I bambini, come anche gli adulti, nel momento in cui subiscono abuso diventano un oggetto reale del godimento dell’Altro; condizione che non permette di passare alla posizione soggettiva, una condizione che desoggettivizza. Il divieto dell’incesto ha una funzione simbolica: interviene proprio a impedire che il bambino resti intrappolato nel godimento dell’altro, materno o paterno.
Quando noi parliamo del desiderio bisogna forse ammettere che la sua radice immaginaria è perversa, nel senso che si vorrebbe godere dell’altro liberamente come se fosse un fantoccio, ma una cosa è volerne godere e una cosa è assoggettarlo.
I bambini ci insegnano che il desiderio si realizza solo per via simbolica, cioè attraverso il gioco, che è una forma di simbolizzazione e di trasformazione: giocando mettono in scena i loro desideri impossibili e ne fanno qualcosa d’altro, una produzione: giocare è lavorare, elaborare il proprio pensiero. Allo stesso modo l’artista gioca con le sue fantasie, che sono traduzioni del suo desiderio inconscio, dando vita a delle produzioni che potranno essere più o meno interessanti a seconda di quanto egli ha trasformato ciò che inizialmente ha innescato il lavoro. Forse potremmo dire quanto più l’ha metaforizzato.

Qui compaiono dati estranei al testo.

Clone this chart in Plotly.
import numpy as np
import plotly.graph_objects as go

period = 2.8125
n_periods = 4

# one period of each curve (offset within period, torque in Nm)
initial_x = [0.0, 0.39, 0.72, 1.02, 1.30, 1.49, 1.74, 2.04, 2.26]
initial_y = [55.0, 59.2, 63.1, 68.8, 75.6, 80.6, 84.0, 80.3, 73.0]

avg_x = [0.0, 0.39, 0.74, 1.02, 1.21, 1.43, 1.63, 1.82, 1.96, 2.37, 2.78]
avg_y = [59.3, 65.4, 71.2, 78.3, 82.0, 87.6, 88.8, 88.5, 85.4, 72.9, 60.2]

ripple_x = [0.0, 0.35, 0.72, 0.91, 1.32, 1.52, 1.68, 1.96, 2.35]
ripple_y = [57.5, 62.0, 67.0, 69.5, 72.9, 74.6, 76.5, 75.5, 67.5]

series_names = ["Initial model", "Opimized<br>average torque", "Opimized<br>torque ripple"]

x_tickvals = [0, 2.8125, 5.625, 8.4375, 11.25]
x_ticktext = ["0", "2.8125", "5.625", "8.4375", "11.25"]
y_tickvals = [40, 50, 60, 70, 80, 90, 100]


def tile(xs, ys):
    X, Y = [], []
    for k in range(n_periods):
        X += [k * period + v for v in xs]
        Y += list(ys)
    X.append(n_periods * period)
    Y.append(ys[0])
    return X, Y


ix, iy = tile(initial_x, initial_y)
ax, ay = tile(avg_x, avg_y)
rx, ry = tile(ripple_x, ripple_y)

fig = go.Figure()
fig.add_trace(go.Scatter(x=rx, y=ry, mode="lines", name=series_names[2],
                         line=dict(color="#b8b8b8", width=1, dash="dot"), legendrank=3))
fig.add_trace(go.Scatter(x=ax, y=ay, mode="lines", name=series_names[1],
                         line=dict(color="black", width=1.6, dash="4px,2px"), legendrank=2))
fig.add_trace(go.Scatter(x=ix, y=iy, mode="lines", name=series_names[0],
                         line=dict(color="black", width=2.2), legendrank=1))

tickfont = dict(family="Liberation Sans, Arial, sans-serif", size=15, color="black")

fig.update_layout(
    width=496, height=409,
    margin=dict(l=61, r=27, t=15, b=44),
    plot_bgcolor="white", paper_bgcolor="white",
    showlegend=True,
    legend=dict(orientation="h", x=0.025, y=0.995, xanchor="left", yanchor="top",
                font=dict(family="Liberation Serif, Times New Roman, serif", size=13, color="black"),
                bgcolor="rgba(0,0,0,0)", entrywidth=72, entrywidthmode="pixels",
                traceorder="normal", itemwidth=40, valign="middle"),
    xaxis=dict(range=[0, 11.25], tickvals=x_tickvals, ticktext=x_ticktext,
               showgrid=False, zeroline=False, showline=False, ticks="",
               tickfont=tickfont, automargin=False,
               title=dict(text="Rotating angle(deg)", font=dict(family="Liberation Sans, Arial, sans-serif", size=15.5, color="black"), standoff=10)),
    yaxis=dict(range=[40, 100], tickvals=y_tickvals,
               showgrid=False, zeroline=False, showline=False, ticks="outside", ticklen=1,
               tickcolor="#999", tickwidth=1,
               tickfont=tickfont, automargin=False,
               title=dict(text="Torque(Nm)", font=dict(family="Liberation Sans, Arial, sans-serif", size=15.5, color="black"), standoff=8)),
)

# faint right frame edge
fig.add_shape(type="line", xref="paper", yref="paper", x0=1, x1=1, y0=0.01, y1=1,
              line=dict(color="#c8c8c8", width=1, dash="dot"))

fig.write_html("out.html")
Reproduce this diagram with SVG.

Giocare è sicuramente quello che fa il regista che vuole parlare della libertà in pieno fascismo. Visconti trova il modo di rivendicare la sua libertà di parola attraverso una sostituzione di materiali: parla di amori tragici invece che di guerra e di politica, e la trova davvero la libertà di dire e di dirsi. Anche se poi sarà censurato, oggi Ossessione può essere definito un classico.